Stated task — Leave out the pictures, and write out exactly the lines from the beginning of the material to the line holding "markeredgewidth=1.6, linewidth=1.6, clip_on=False, zorder=3)", that line included, and nothing else.

Dataset section —
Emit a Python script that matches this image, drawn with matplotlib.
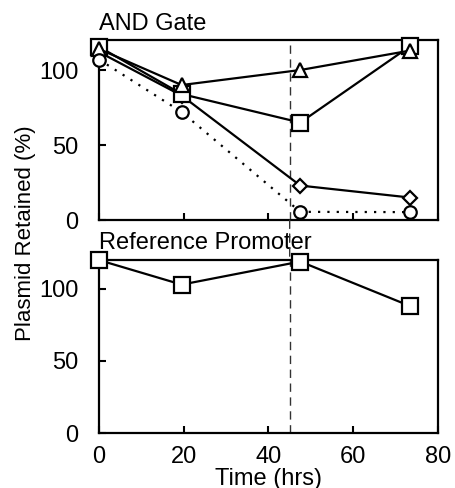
import matplotlib
matplotlib.use('Agg')
import matplotlib.pyplot as plt
from matplotlib.patches import ConnectionPatch

plt.rcParams['font.family'] = ['Liberation Sans', 'DejaVu Sans']

# data
t = [0, 19.5, 47.5, 73.5]
and_square = [115.5, 84, 65, 116]
and_triangle = [114, 90, 100, 113]
and_diamond = [112, 83, 23, 15]
and_circle = [107, 72, 5.5, 5.3]
ref_square = [120, 103, 119, 88]
cutoff = 45
yticks = [0, 50, 100]
xticks = [0, 20, 40, 60, 80]

fig = plt.figure(figsize=(4.55, 4.88), dpi=100)
ax1 = fig.add_axes([0.2176, 0.549, 0.745, 0.369])
ax2 = fig.add_axes([0.2176, 0.1127, 0.745, 0.3543])

mk = dict(color='black', markerfacecolor='white', markeredgecolor='black',
          markeredgewidth=1.6, linewidth=1.6, clip_on=False, zorder=3)

ax1.plot(t, and_diamond, marker='D', markersize=7.5, **mk)
ax1.plot(t, and_square, marker='s', markersize=11, **mk)
ax1.plot(t, and_triangle, marker='^', markersize=10, **mk)
ax1.plot(t, and_circle, marker='o', markersize=9, linestyle=(0, (1, 3.2)), **mk)
ax2.plot(t, ref_square, marker='s', markersize=11, **mk)

for ax in (ax1, ax2):
    ax.set_xlim(0, 80)
    ax.set_ylim(0, 120)
    ax.set_yticks(yticks)
    ax.set_xticks(xticks)
    ax.tick_params(direction='in', length=5, width=1.5, labelsize=17,
                   right=False, top=False)
    ax.tick_params(axis='y', pad=15)
    ax.tick_params(axis='x', pad=9)
    for s in ax.spines.values():
        s.set_linewidth(1.6)
    ax.axvline(cutoff, color='#333333', linewidth=1, linestyle=(0, (6, 4)), zorder=1)

ax1.tick_params(labelbottom=False)
ax1.text(0, 1.03, 'AND Gate', transform=ax1.transAxes, fontsize=17, ha='left', va='bottom')
ax2.text(0, 1.035, 'Reference Promoter', transform=ax2.transAxes, fontsize=17, ha='left', va='bottom')
ax2.set_xlabel('Time (hrs)', fontsize=17, labelpad=0)

con = ConnectionPatch(xyA=(cutoff, 0), coordsA=ax1.transData,
                      xyB=(cutoff, 120), coordsB=ax2.transData,
                      color='#333333', linewidth=1, linestyle=(0, (6, 4)))
fig.add_artist(con)

fig.text(0.057, 0.522, 'Plasmid Retained (%)', rotation=90, fontsize=16,
         ha='center', va='center')

fig.savefig('out.png', dpi=100)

Written solution —
Emit a Python script that matches this image, drawn with matplotlib.
import matplotlib
matplotlib.use('Agg')
import matplotlib.pyplot as plt
from matplotlib.patches import ConnectionPatch

plt.rcParams['font.family'] = ['Liberation Sans', 'DejaVu Sans']

# data
t = [0, 19.5, 47.5, 73.5]
and_square = [115.5, 84, 65, 116]
and_triangle = [114, 90, 100, 113]
and_diamond = [112, 83, 23, 15]
and_circle = [107, 72, 5.5, 5.3]
ref_square = [120, 103, 119, 88]
cutoff = 45
yticks = [0, 50, 100]
xticks = [0, 20, 40, 60, 80]

fig = plt.figure(figsize=(4.55, 4.88), dpi=100)
ax1 = fig.add_axes([0.2176, 0.549, 0.745, 0.369])
ax2 = fig.add_axes([0.2176, 0.1127, 0.745, 0.3543])

mk = dict(color='black', markerfacecolor='white', markeredgecolor='black',
          markeredgewidth=1.6, linewidth=1.6, clip_on=False, zorder=3)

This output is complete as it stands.